What happens when the time is up?
The authors propose that the Flash Translation Layer keep track of how long each block remains unchanged. When – and if – it reaches the threshold, a background process rewrites the data for the standard 1 year retention.

It is feasible to differentiate between host writes and background writes – garbage collection, for example – and to write them differently. Long-term writes would get improved ECC, while host writes would avoid the costly ECC encoding required.

Yes, there is overhead in managing the fast blocks and rewriting long-term data. But the added performance appears to make that a small price to pay.

The StorageMojo take
The paper presents a strong case for relaxing retention requirements to improve performance. As future generations of flash become less reliable and slower we’ll need this and other techniques to improve – or at least maintain – performance.

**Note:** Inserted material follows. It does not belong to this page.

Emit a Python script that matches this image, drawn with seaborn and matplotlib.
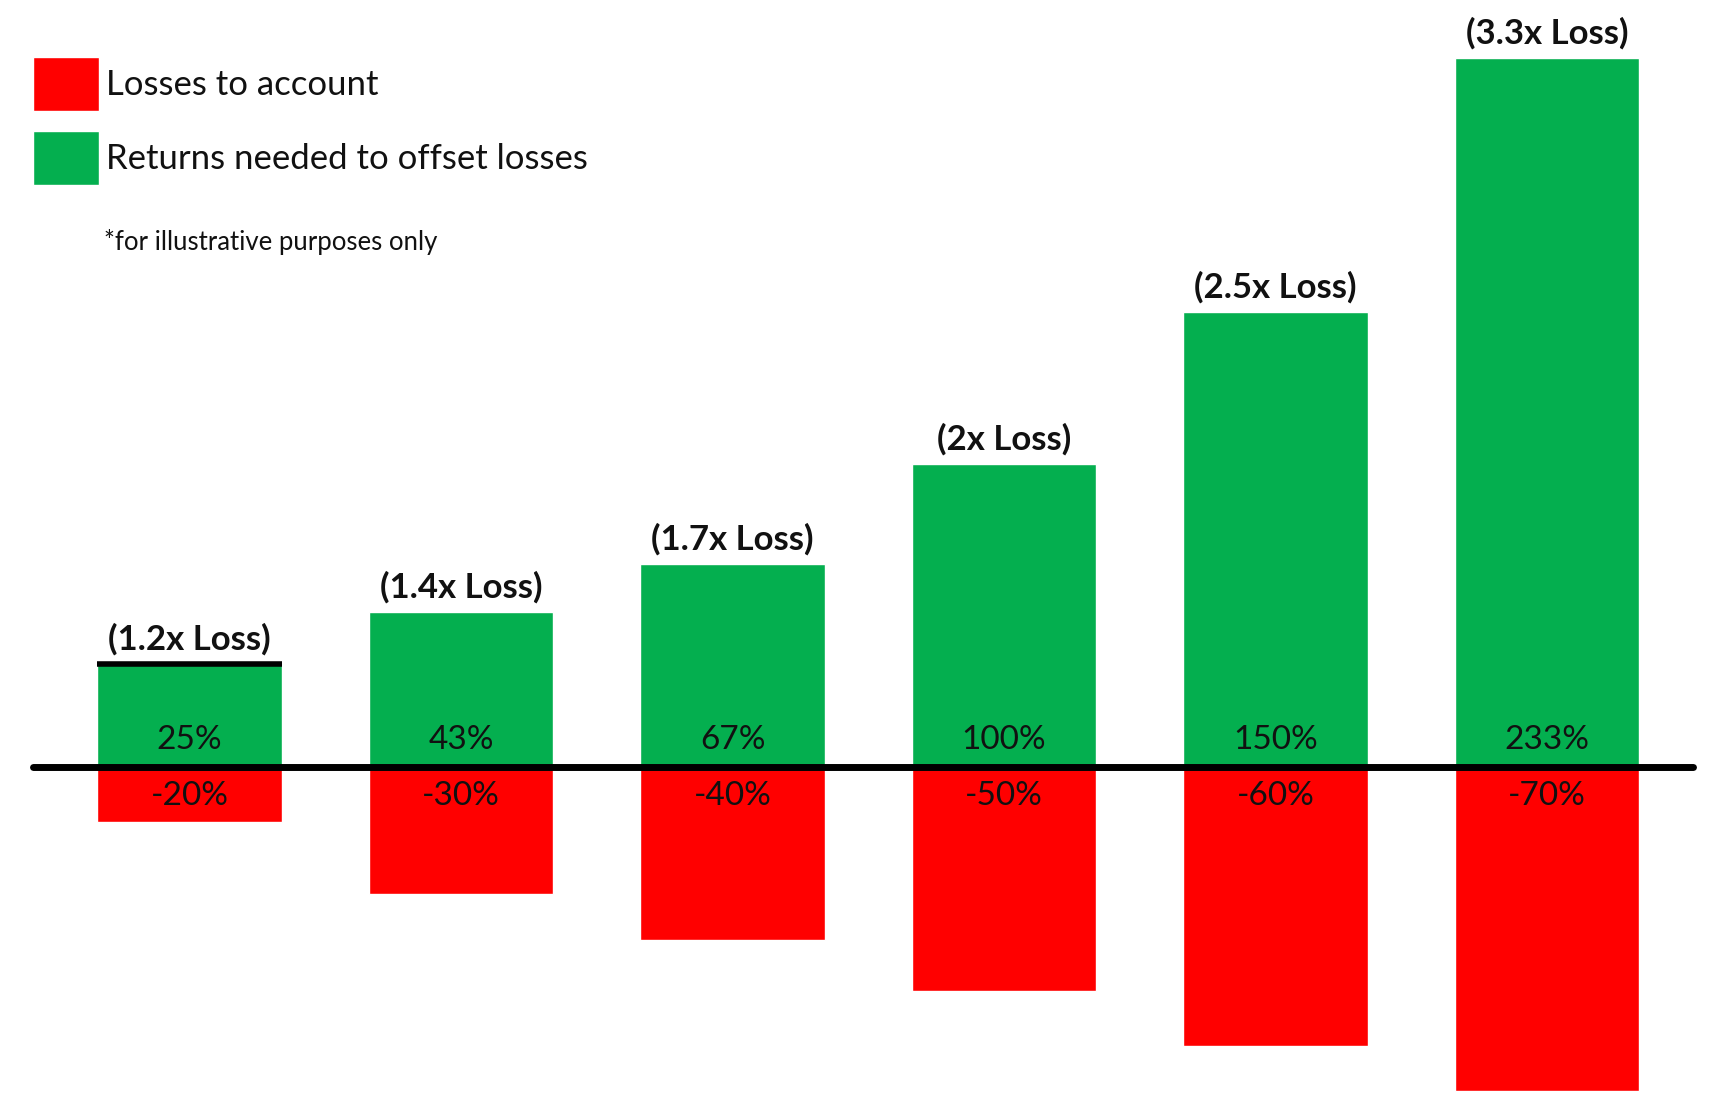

Many performance enhancement schemes require unrealistic levels of intelligence about application or system behavior to be effective. But this is within the realm of practical implementation.

The retention issue is a fair example of being handed a lemon and making lemonade. Or offering another degree of freedom to system architects.

In fact, some vendors are already exploring this possibility. If it extends the useful life of flash for a few years it will be well worth the engineering effort.

Courteous comments welcome, of course. A somewhat analogous process for disks is the concept of shingle writes, an area UCSC has been working in. Will disk vendors pick it up?